Amusing Monday: A few Navy, Coast Guard jokes

I thought it would be great to pass along some water-related jokes linked to the Navy or Coast Guard. In searching the Internet, I found a few good ones, some clean and some dirty. It seems that most of the good jokes have simply been revised and recycled again and again through the years. There are plenty of bad jokes I would just as well forget.

Here are my favorites that seem suitable for general audiences. If you have heard a good joke about the military that you can share in good conscience, please feel free to write it down in the comments section below. If you know the source or remember where you first heard the joke, please mention that as well.

The boat was off course

A friend, driving home from a fishing trip in northern Michigan with his boat in tow, had engine trouble a few miles inland from Lake Huron. He didn’t have a CB radio in his car, so he decided to use his marine radio to get help. Climbing into his boat, he broadcast his call letters and asked for assistance.

A Coast Guard officer responded, “Please give your location.”

“I’m on Interstate-75, two miles south of Standish.”

The officer paused, “Could you repeat that?”

“I-75, two miles south of Standish.”

A longer pause. Then an incredulous voice asked, “How fast were you going when you hit shore?”

— About.Com

Living in hypotheticals

An ensign was sitting his first qualification board for officer of the deck at sea. After several hours of watching the young officer answer difficult questions from the members of the board, the ship’s captain decided to finish off the board by placing the ensign in a completely hypothetical emergency situation.

“What would you do if a sudden storm sprang up on the starboard side?” he asked.

“Throw out an anchor, sir,” the ensign replied.

“And what would you do if another storm sprang up aft?”

“I’d throw out another anchor, captain.”

“And if another terrific storm sprang up forward, what would you do then?” asked the captain.

“Throw out another anchor, sir,” the ensign said.

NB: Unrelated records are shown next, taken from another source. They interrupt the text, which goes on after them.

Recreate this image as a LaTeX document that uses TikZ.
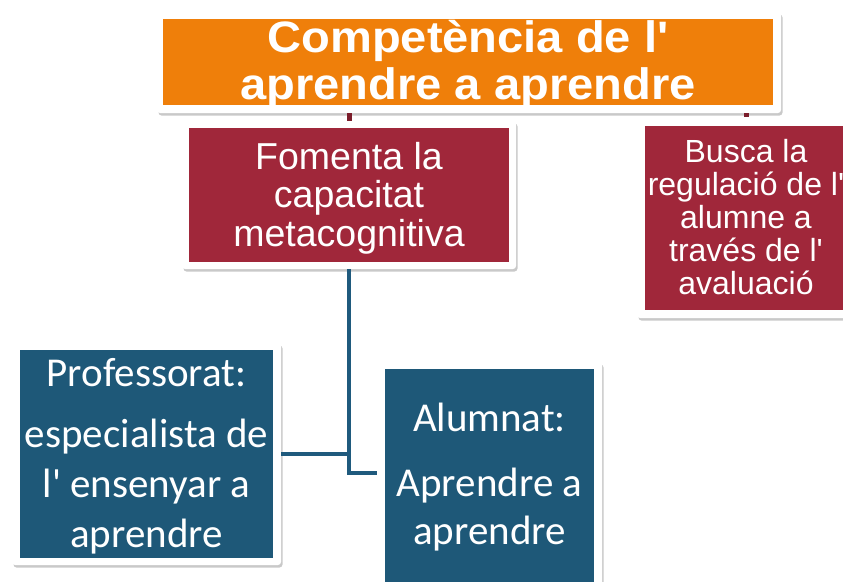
\documentclass[tikz,border=0pt]{standalone}
\usepackage{fontspec}
\setmainfont{Liberation Sans}
\newfontfamily\arialfont{Liberation Sans}
\newfontfamily\titlefont[FakeStretch=1.07]{Liberation Sans}
\newfontfamily\calfont{Carlito}
\usetikzlibrary{shadows}
\definecolor{orangefill}{HTML}{EF7F0A}
\definecolor{redfill}{HTML}{A0273A}
\definecolor{bluefill}{HTML}{1E5878}
\definecolor{redline}{HTML}{7B1D2B}
\definecolor{blueline}{HTML}{1F5A7D}
\tikzset{
  frame/.style={fill=white, rounded corners=3pt, inner sep=0pt, outer sep=0pt,
    drop shadow={shadow xshift=1.5pt, shadow yshift=-2.5pt, opacity=0.3, fill=black!70}},
  boxfill/.style={inner sep=0pt, outer sep=0pt},
  boxtext/.style={text=white, align=center, inner sep=0pt},
  redconn/.style={draw=redline, line width=5pt},
  blueconn/.style={draw=blueline, line width=4.5pt},
}
\begin{document}
\begin{tikzpicture}[x=1pt,y=-1pt]
\useasboundingbox (0,0) rectangle (843,581);
% frames
\node[frame, minimum width=624pt, minimum height=101pt] (topframe) at (469,62.5) {};
\node[frame, minimum width=334pt, minimum height=148pt] (fomframe) at (349,195) {};
\node[frame, minimum width=218pt, minimum height=201pt] (busframe) at (746,217.5) {};
\node[frame, minimum width=269pt, minimum height=222pt] (proframe) at (146.5,454) {};
\node[frame, minimum width=225pt, minimum height=238pt] (aluframe) at (489.5,481) {};
% fills
\node[boxfill, fill=orangefill, minimum width=610pt, minimum height=86pt] (topfill) at (468,62) {};
\node[boxfill, fill=redfill, minimum width=320pt, minimum height=134pt] (fomfill) at (349,195) {};
\node[boxfill, fill=redfill, minimum width=202pt, minimum height=184pt] (busfill) at (746,218) {};
\node[boxfill, fill=bluefill, minimum width=253pt, minimum height=208pt] (profill) at (146.5,454) {};
\node[boxfill, fill=bluefill, minimum width=209pt, minimum height=231pt] (alufill) at (489.5,484.5) {};
% texts
\node[boxtext, font=\titlefont\bfseries\fontsize{44}{47}\selectfont] (toptext) at (468,64)
  {Competència de l'\\aprendre a aprendre};
\node[boxtext, font=\arialfont\fontsize{37.5}{38.5}\selectfont] (fomtext) at (349,198)
  {Fomenta la\\capacitat\\metacognitiva};
\node[boxtext, font=\arialfont\fontsize{32}{33}\selectfont] (bustext) at (746,217)
  {Busca la\\regulació de l'\\alumne a\\través de l'\\avaluació};
\node[boxtext, font=\calfont\fontsize{41}{50}\selectfont] (protext) at (146.5,456)
  {Professorat:\\[11pt]especialista de\\l' ensenyar a\\aprendre};
\node[boxtext, font=\calfont\fontsize{41}{48}\selectfont] (alutext) at (489.5,477)
  {Alumnat:\\[17pt]Aprendre a\\aprendre};
% connectors
\draw[redconn] (topframe.south -| fomframe.north) -- (fomframe.north);
\draw[redconn] (topframe.south -| busframe.north) -- (busframe.north);
\coordinate (junction) at (349,473);
\draw[blueconn] (fomframe.south) -- (junction) -- (junction -| aluframe.west);
\draw[blueconn] (proframe.east) -- (proframe.east -| fomframe.south);
\end{tikzpicture}
\end{document}
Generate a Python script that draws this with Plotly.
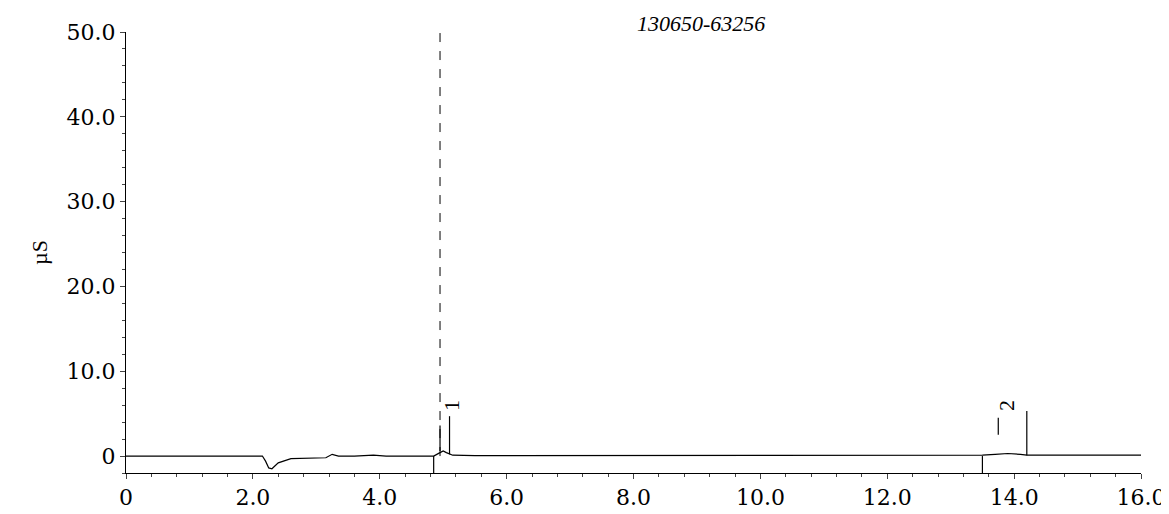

“Hold on,” said the captain. “Where are you getting all those anchors from?”

The ensign smiled. “From the same place you’re getting all those storms, sir.”

— Jeff Edwards, Navy Jokes

Who’s in charge here?

Transcript of a radio conversation between a U.S. Navy ship and Canadian authorities off the coast of Newfoundland:

Americans: “Please divert your course 15 degrees to the north to avoid a collision.”

Canadians: “Recommend you divert your course 15 degrees to the south to avoid a collision.”

Americans: “This is the captain of a U.S.Navy ship. I say again, divert YOUR course.”

Canadians: “No, I say again, you divert your course.”

Americans: “This is the aircraft carrier U.S. Abraham Lincoln, the second-largest ship in the U.S. Atlantic fleet… I demand that you change your course 15 degrees north … or counter measures will be undertaken to ensure the safety of this ship.”

Canadians: “This is a lighthouse. Your call.”

Versions of this joke have been floating around for years and are often cited as a true story, but Snopes reports that it is fiction.

How about some change?

Officer: “Sailor, do you have change for a dollar?”

Sailor: “Sure, buddy.”

Officer: “That’s no way to address an officer! Now let’s try it again! Do you have change for a dollar?”

Sailor: “No, SIR!”

— USS Walton

Knowing up from down

A new ensign was assigned to submarines, where he’d dreamed of working since a young boy. He was trying to impress the chief of the boat with his expertise learned in sub school at Groton.

The master chief cut him off quickly and said, “Listen, ‘sir;’ it’s real simple. Add the number of times we dive to the number of times we surface. Divide that number by two. If the result doesn’t come out even, don’t open the hatch.”